Turkey and Pomegranate Salad with a Clementine Dressing

SERVES 4

 
  • Gaggenau

  • Appliance: Oven / Steam Combi Oven

  • Settings: 180ºC / 180°C fan + 60% steam

  • Preparation Time: 10 minutes

  • Cooking Time: 15 minutes total

INGREDIENTS

  • 1 banana shallot 

  • rapeseed oil 

  • 2 clementines  

  • 2 tbsp red wine vinegar  

  • 500g leftover turkey, shredded  

  • 100g mixed nuts, such as hazelnuts and pistachios

  • 50g dried cranberries 

  • 1 tsp runny honey 

  • 1 red chicory  

  • 100g watercress 

  • 100g rocket

  • 6 tbsp natural yoghurt 

  • 100g pomegranate seeds 

 
Gaggenau Christmas Cooking Demo 2023 Bath

METHOD

Peel and finely dice the shallot, then add to a small frying pan with a splash of rapeseed oil and cook over a medium-low heat for around 5 minutes, or until golden and sticky. 

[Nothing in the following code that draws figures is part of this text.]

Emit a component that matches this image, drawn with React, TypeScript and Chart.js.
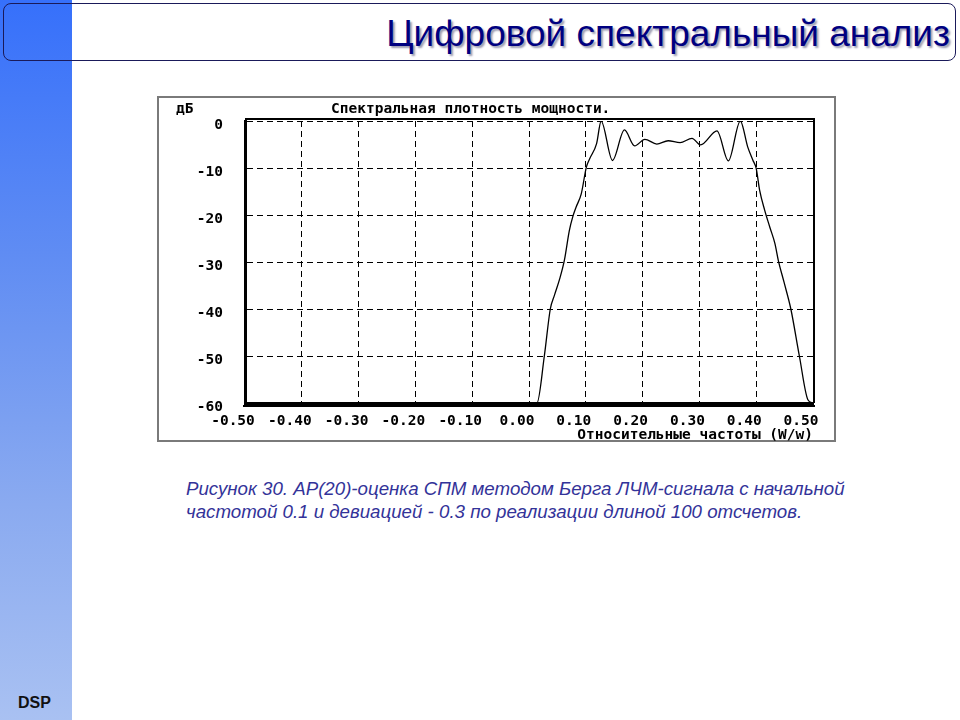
import React, { useEffect, useRef } from "react";
import { Chart, registerables } from "chart.js";

Chart.register(...registerables);

// ---- data ----
const freq: number[] = [
  -0.5, 0.0, 0.014, 0.027, 0.0375, 0.045, 0.054, 0.0625, 0.071, 0.077, 0.083, 0.092,
  0.101, 0.107, 0.119, 0.127, 0.147, 0.168, 0.186, 0.204, 0.225, 0.245, 0.266,
  0.287, 0.302, 0.331, 0.351, 0.372, 0.385, 0.394, 0.4, 0.406, 0.415, 0.424,
  0.433, 0.439, 0.449, 0.461, 0.476, 0.491, 0.5,
];
const psdDb: number[] = [
  -60, -60, -60, -50, -40, -37, -33.6, -29.5, -23.3, -20.4, -18.3, -15.5,
  -9.8, -8, -4.8, 0, -8.4, -1.9, -5.3, -3.9, -4.9, -4.2, -4.6,
  -3.7, -5.1, -2.1, -8.5, 0, -5.5, -8.3, -10.1, -14.7, -19, -22.6,
  -26.1, -29.7, -34.3, -40, -50, -59.3, -60,
];
const xTickLabels: string[] = [
  "-0.50", "-0.40", "-0.30", "-0.20", "-0.10", "0.00", "0.10", "0.20", "0.30", "0.40", "0.50",
];
const yTickLabels: string[] = ["-60", "-50", "-40", "-30", "-20", "-10", "0"];

const chartTitle = "Спектральная плотность мощности.";
const yUnit = "дБ";
const xTitle = "Относительные частоты (W/w)";
const slideTitle = "Цифровой спектральный анализ";
const captionLine1 = "Рисунок 30. АР(20)-оценка СПМ методом Берга ЛЧМ-сигнала с начальной";
const captionLine2 = "частотой 0.1 и девиацией - 0.3 по реализации длиной 100 отсчетов.";

const MONO = "'DejaVu Sans Mono', monospace";

const CANVAS_W = 679;
const CANVAS_H = 346;

export default function App() {
  const ref = useRef<HTMLCanvasElement | null>(null);

  useEffect(() => {
    const canvas = ref.current;
    if (!canvas) return;
    const textPlugin = {
      id: "extraTexts",
      afterDraw(chart: any) {
        const { ctx, chartArea } = chart;
        ctx.save();
        // solid frame around the plot
        ctx.strokeStyle = "#000";
        ctx.lineWidth = 2;
        ctx.setLineDash([]);
        ctx.beginPath();
        ctx.moveTo(chartArea.left, chartArea.top - 2);
        ctx.lineTo(chartArea.right + 1, chartArea.top - 2);
        ctx.lineTo(chartArea.right + 1, chartArea.bottom);
        ctx.stroke();
        ctx.beginPath();
        ctx.moveTo(chartArea.left - 2, chartArea.bottom + 3);
        ctx.lineTo(chartArea.right + 2, chartArea.bottom + 3);
        ctx.stroke();
        ctx.fillStyle = "#000";
        ctx.font = `bold 14.5px ${MONO}`;
        ctx.textBaseline = "middle";
        ctx.textAlign = "left";
        ctx.fillText(yUnit, 19, 13.5);
        ctx.fillText(chartTitle, 174, 13.5);
        ctx.textAlign = "right";
        ctx.fillText(xTitle, chartArea.right, 339);
        ctx.restore();
      },
    };

    const chart = new Chart(canvas, {
      type: "line",
      data: {
        datasets: [
          {
            data: freq.map((f, i) => ({ x: f, y: psdDb[i] })),
            borderColor: "#000",
            borderWidth: 1.3,
            pointRadius: 0,
            cubicInterpolationMode: "monotone",
            fill: false,
          },
        ],
      },
      options: {
        responsive: false,
        animation: false,
        devicePixelRatio: 1,
        layout: { padding: { left: 0, top: 25, right: 23, bottom: 0 } },
        plugins: {
          legend: { display: false },
          tooltip: { enabled: false },
          title: { display: false },
        },
        scales: {
          x: {
            type: "linear",
            min: -0.5,
            max: 0.5,
            afterFit: (s: any) => {
              s.height = 39;
              s.paddingLeft = 0;
              s.paddingRight = 0;
            },
            afterBuildTicks: (s: any) => {
              s.ticks = xTickLabels.map((l) => ({ value: parseFloat(l) }));
            },
            ticks: {
              autoSkip: false,
              maxRotation: 0,
              padding: 10,
              labelOffset: -12,
              color: "#000",
              font: { family: MONO, size: 14.5, weight: "bold" },
              callback: (_v: any, i: number) => xTickLabels[i],
            },
            grid: {
              color: "#000",
              lineWidth: 1,
              drawTicks: false,
              tickLength: 0,
            },
            border: { display: true, color: "#000", width: 3, dash: [6, 4] },
          },
          y: {
            type: "linear",
            min: -60,
            max: 0,
            afterFit: (s: any) => {
              s.width = 88;
              s.paddingTop = 0;
              s.paddingBottom = 0;
            },
            afterBuildTicks: (s: any) => {
              s.ticks = yTickLabels.map((l) => ({ value: parseFloat(l) }));
            },
            ticks: {
              autoSkip: false,
              padding: 22,
              labelOffset: 4,
              color: "#000",
              font: { family: MONO, size: 14.5, weight: "bold" },
              callback: (_v: any, i: number) => yTickLabels[i],
            },
            grid: {
              color: "#000",
              lineWidth: 1,
              drawTicks: false,
              tickLength: 0,
            },
            border: { display: true, color: "#000", width: 3, dash: [6, 4] },
          },
        },
      },
      plugins: [textPlugin],
    } as any);

    return () => chart.destroy();
  }, []);

  return (
    <div
      style={{
        position: "fixed",
        left: 0,
        top: 0,
        width: 960,
        height: 720,
        background: "#fff",
        overflow: "hidden",
        fontFamily: "'Liberation Sans', Arial, sans-serif",
      }}
    >
      <div
        style={{
          position: "absolute",
          left: 0,
          top: 0,
          width: 72,
          height: 720,
          background: "linear-gradient(180deg, #3670fb 0%, #5f8cf3 35%, #8aaaf0 70%, #a9c1f2 100%)",
        }}
      />
      <div
        style={{
          position: "absolute",
          left: 3,
          top: 3,
          width: 951,
          height: 56,
          border: "1px solid #1a1a5a",
          borderRadius: 8,
          boxSizing: "content-box",
        }}
      />
      <div
        style={{
          position: "absolute",
          right: 10,
          top: 10,
          fontSize: 37,
          lineHeight: "48px",
          color: "#000080",
          textShadow: "2px 2px 2px #9a9ab0",
          whiteSpace: "nowrap",
        }}
      >
        {slideTitle}
      </div>
      <div
        style={{
          position: "absolute",
          left: 157,
          top: 96,
          width: CANVAS_W - 4,
          height: CANVAS_H - 4,
          border: "2px solid #7a7a7a",
          boxSizing: "content-box",
        }}
      />
      <canvas
        ref={ref}
        width={CANVAS_W}
        height={CANVAS_H}
        style={{ position: "absolute", left: 157, top: 96, width: CANVAS_W, height: CANVAS_H }}
      />
      <div
        style={{
          position: "absolute",
          left: 186,
          top: 477,
          fontSize: 18.7,
          lineHeight: "23px",
          fontStyle: "italic",
          color: "#333399",
          whiteSpace: "nowrap",
        }}
      >
        <div>{captionLine1}</div>
        <div>{captionLine2}</div>
      </div>
      <div
        style={{
          position: "absolute",
          left: 18,
          top: 694,
          fontSize: 16,
          fontWeight: "bold",
          color: "#111",
        }}
      >
        DSP
      </div>
    </div>
  );
}
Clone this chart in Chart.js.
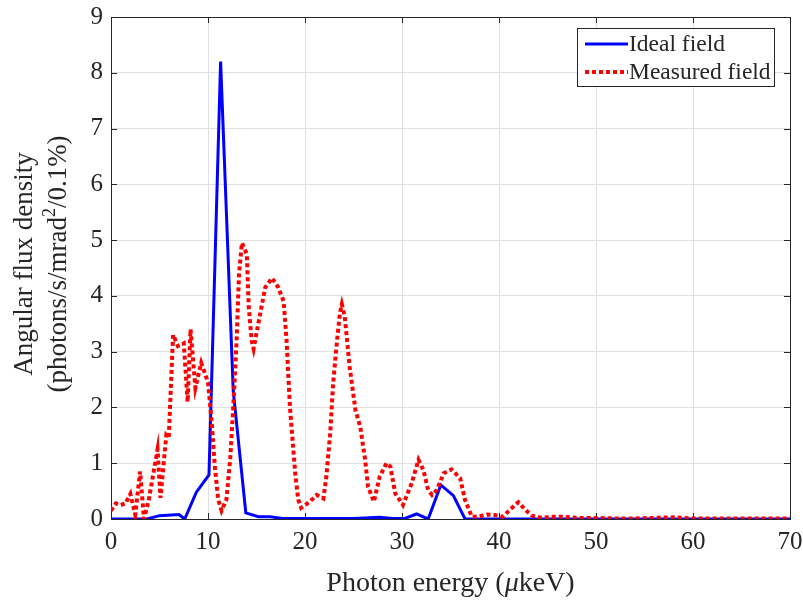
<!DOCTYPE html>
<html>
<head>
<meta charset="utf-8">
<script src="https://cdn.jsdelivr.net/npm/chart.js@4.4.1/dist/chart.umd.min.js"></script>
<style>
  html, body { margin: 0; padding: 0; background: #fff; }
  #wrap { width: 803px; height: 601px; position: relative; }
</style>
</head>
<body>
<div id="wrap"><canvas id="fluxChart"></canvas></div>
<script>
// photon energy (keV) / angular flux density
var idealX = [0, 1.3, 2.5, 3.7, 5.0, 7.0, 7.6, 8.8, 10.1, 11.3, 12.6, 13.9, 15.2, 16.4, 17.7, 20, 22.5, 25, 27.7, 29, 30.3, 31.5, 32.7, 34.0, 35.3, 36.5, 40, 50, 60, 70];
var idealY = [0, 0, 0, 0, 0.06, 0.08, 0, 0.48, 0.79, 8.2, 2.3, 0.11, 0.04, 0.04, 0.01, 0.01, 0.01, 0.01, 0.03, 0.01, 0.01, 0.09, 0, 0.61, 0.42, 0, 0, 0, 0, 0];

var measuredX = [0, 0.5, 1.0, 1.5, 2.0, 2.5, 3.0, 3.4, 3.9, 4.8, 5.1, 5.7, 5.95, 6.4, 6.9, 7.5, 7.9, 8.2, 8.7, 9.3, 10.0, 10.4, 10.7, 11.05, 11.4, 11.9, 12.3, 12.6, 12.95, 13.2, 13.5, 14.0, 14.2, 14.5, 14.7, 15.4, 15.9, 16.6, 17.25, 17.8, 18.1, 18.45, 19.0, 19.3, 19.6, 20.5, 21.2, 21.9, 22.2, 22.6, 22.9, 23.3, 23.6, 23.8, 24.1, 24.6, 25.2, 25.7, 26.2, 26.5, 27.1, 27.7, 28.4, 28.8, 29.3, 30.1, 31.0, 31.7, 32.2, 32.7, 33.1, 33.6, 34.3, 35.1, 36.0, 36.5, 37.2, 38.0, 38.8, 39.6, 40.4, 41.2, 42.0, 42.8, 43.4, 44.4, 45.6, 46.5, 48, 50, 52, 54, 56, 58, 60, 62, 65, 68, 70];
var measuredY = [0.15, 0.28, 0.25, 0.28, 0.45, 0.08, 0.85, 0.0, 0.35, 1.25, 0.38, 1.5, 1.45, 3.3, 3.1, 3.15, 2.1, 3.4, 2.35, 2.8, 2.45, 1.7, 0.95, 0.35, 0.15, 0.35, 1.1, 2.0, 3.2, 4.4, 4.95, 4.75, 3.8, 3.2, 3.05, 3.7, 4.15, 4.32, 4.15, 3.9, 3.2, 2.0, 0.8, 0.35, 0.2, 0.31, 0.43, 0.37, 0.76, 1.54, 2.43, 3.2, 3.69, 3.85, 3.63, 2.73, 1.95, 1.65, 1.06, 0.58, 0.31, 0.76, 1.0, 0.94, 0.46, 0.25, 0.64, 1.06, 0.88, 0.52, 0.43, 0.52, 0.82, 0.89, 0.73, 0.34, 0.04, 0.05, 0.08, 0.07, 0.04, 0.18, 0.3, 0.15, 0.06, 0.02, 0.04, 0.04, 0.02, 0.02, 0.01, 0.01, 0.02, 0.03, 0.01, 0.01, 0.01, 0.01, 0.01];

var xTicks = [0, 10, 20, 30, 40, 50, 60, 70];
var yTicks = [0, 1, 2, 3, 4, 5, 6, 7, 8, 9];
var seriesNames = ['Ideal field', 'Measured field'];

var FONT = '"Liberation Serif", "Times New Roman", serif';
var INK = '#262626';

function toPoints(xs, ys) {
  return xs.map(function(x, i) { return { x: x, y: ys[i] }; });
}

// axes box, inward ticks, legend and axis titles (MATLAB look)
var decor = {
  id: 'decor',
  beforeDatasetsDraw: function(chart) {
    var ctx = chart.ctx, a = chart.chartArea;
    var xs = chart.scales.x, ys = chart.scales.y;
    ctx.save();
    ctx.strokeStyle = INK;
    ctx.lineWidth = 1;
    ctx.beginPath();
    xTicks.forEach(function(v) {
      var px = Math.round(xs.getPixelForValue(v)) + 0.5;
      ctx.moveTo(px, a.bottom); ctx.lineTo(px, a.bottom - 6);
      ctx.moveTo(px, a.top); ctx.lineTo(px, a.top + 6);
    });
    yTicks.forEach(function(v) {
      var py = Math.round(ys.getPixelForValue(v)) + 0.5;
      ctx.moveTo(a.left, py); ctx.lineTo(a.left + 6, py);
      ctx.moveTo(a.right, py); ctx.lineTo(a.right - 6, py);
    });
    ctx.stroke();
    ctx.strokeRect(Math.round(a.left) + 0.5, Math.round(a.top) + 0.5, Math.round(a.right - a.left), Math.round(a.bottom - a.top));
    ctx.restore();
  },
  afterDraw: function(chart) {
    var ctx = chart.ctx, a = chart.chartArea;
    ctx.save();

    // legend
    var lx = 577.5, ly = 28.5, lw = 197, lh = 58;
    ctx.fillStyle = '#fff';
    ctx.fillRect(lx, ly, lw, lh);
    ctx.strokeStyle = INK;
    ctx.lineWidth = 1;
    ctx.strokeRect(lx, ly, lw, lh);
    var rows = [44, 72];
    chart.data.datasets.forEach(function(ds, i) {
      ctx.save();
      ctx.strokeStyle = ds.borderColor;
      ctx.lineWidth = ds.borderWidth;
      ctx.setLineDash(ds.borderDash || []);
      ctx.beginPath();
      ctx.moveTo(585, rows[i]);
      ctx.lineTo(628, rows[i]);
      ctx.stroke();
      ctx.restore();
      ctx.fillStyle = INK;
      ctx.font = '23.5px ' + FONT;
      ctx.textBaseline = 'middle';
      ctx.textAlign = 'left';
      ctx.fillText(ds.label, 629, rows[i] + 1);
    });

    // x title with italic mu
    ctx.fillStyle = INK;
    ctx.textBaseline = 'alphabetic';
    ctx.textAlign = 'left';
    var parts = [['Photon energy (', ''], ['\u03bc', 'italic '], ['keV)', '']];
    var total = 0;
    parts.forEach(function(p) { ctx.font = p[1] + '28px ' + FONT; total += ctx.measureText(p[0]).width; });
    var cx = (a.left + a.right) / 2 - total / 2;
    parts.forEach(function(p) {
      ctx.font = p[1] + '28px ' + FONT;
      ctx.fillText(p[0], cx, 591);
      cx += ctx.measureText(p[0]).width;
    });

    // y title, two lines, rotated
    ctx.save();
    ctx.translate(32, 264);
    ctx.rotate(-Math.PI / 2);
    ctx.font = '27px ' + FONT;
    ctx.textAlign = 'center';
    ctx.fillText('Angular flux density', 0, 0);
    var seg = [['(photons/s/mrad', 27, 0], ['2', 18, -11], ['/0.1%)', 27, 0]];
    var w = 0;
    seg.forEach(function(s) { ctx.font = s[1] + 'px ' + FONT; w += ctx.measureText(s[0]).width; });
    var sx = -w / 2;
    ctx.textAlign = 'left';
    seg.forEach(function(s) {
      ctx.font = s[1] + 'px ' + FONT;
      ctx.fillText(s[0], sx, 34 + s[2]);
      sx += ctx.measureText(s[0]).width;
    });
    ctx.restore();

    ctx.restore();
  }
};

new Chart(document.getElementById('fluxChart'), {
  type: 'line',
  data: {
    datasets: [{
      label: seriesNames[0],
      data: toPoints(idealX, idealY),
      borderColor: '#0000ff',
      borderWidth: 3,
      pointRadius: 0,
      tension: 0,
      order: 1
    }, {
      label: seriesNames[1],
      data: toPoints(measuredX, measuredY),
      borderColor: '#ff0000',
      borderWidth: 4,
      borderDash: [4, 3],
      borderJoinStyle: 'miter',
      borderCapStyle: 'butt',
      pointRadius: 0,
      tension: 0,
      order: 0
    }]
  },
  options: {
    responsive: true,
    maintainAspectRatio: false,
    animation: false,
    layout: { padding: { left: 0, right: 13, top: 17, bottom: 0 } },
    plugins: {
      legend: { display: false },
      tooltip: { enabled: false }
    },
    scales: {
      x: {
        type: 'linear',
        min: 0, max: 70,
        afterFit: function(s) { s.height = 82; s.paddingLeft = 0; s.paddingRight = 0; },
        afterBuildTicks: function(s) { s.ticks = xTicks.map(function(v) { return { value: v }; }); },
        grid: { color: '#e0e0e0', drawTicks: false },
        border: { display: false },
        ticks: { color: INK, padding: 8, font: { family: FONT, size: 25 }, maxRotation: 0 }
      },
      y: {
        type: 'linear',
        min: 0, max: 9,
        afterFit: function(s) { s.width = 111; s.paddingTop = 0; s.paddingBottom = 0; },
        afterBuildTicks: function(s) { s.ticks = yTicks.map(function(v) { return { value: v }; }); },
        grid: { color: '#e0e0e0', drawTicks: false },
        border: { display: false },
        ticks: { color: INK, padding: 8, font: { family: FONT, size: 25 } }
      }
    }
  },
  plugins: [decor]
});
</script>
</body>
</html>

Finely grate in the zest from the clementines, then squeeze in the juice and cook for a further 5 minutes, or until reduced to a nice, syrupy consistency. 

Pour in the vinegar and 4 tablespoons of rapeseed oil, season to taste with sea salt and freshly ground black pepper, then reduce the heat to low and leave to simmer until needed. 

Heat a lug of rapeseed oil in a large non-stick frying pan over a medium-high heat. Add the turkey and fry for around 5 minutes, or until crispy. Roughly chop the nuts and add to the pan together with the cranberries and honey. Season and cook for a further couple of minutes, or until sticky and caramelised. 

Place the chicory leaves onto a serving platter with the watercress and rocket. Drizzle over the warm clementine dressing, and pile the sticky, caramelised turkey on top. Scatter over the pomegranate seeds and spoon over the yoghurt.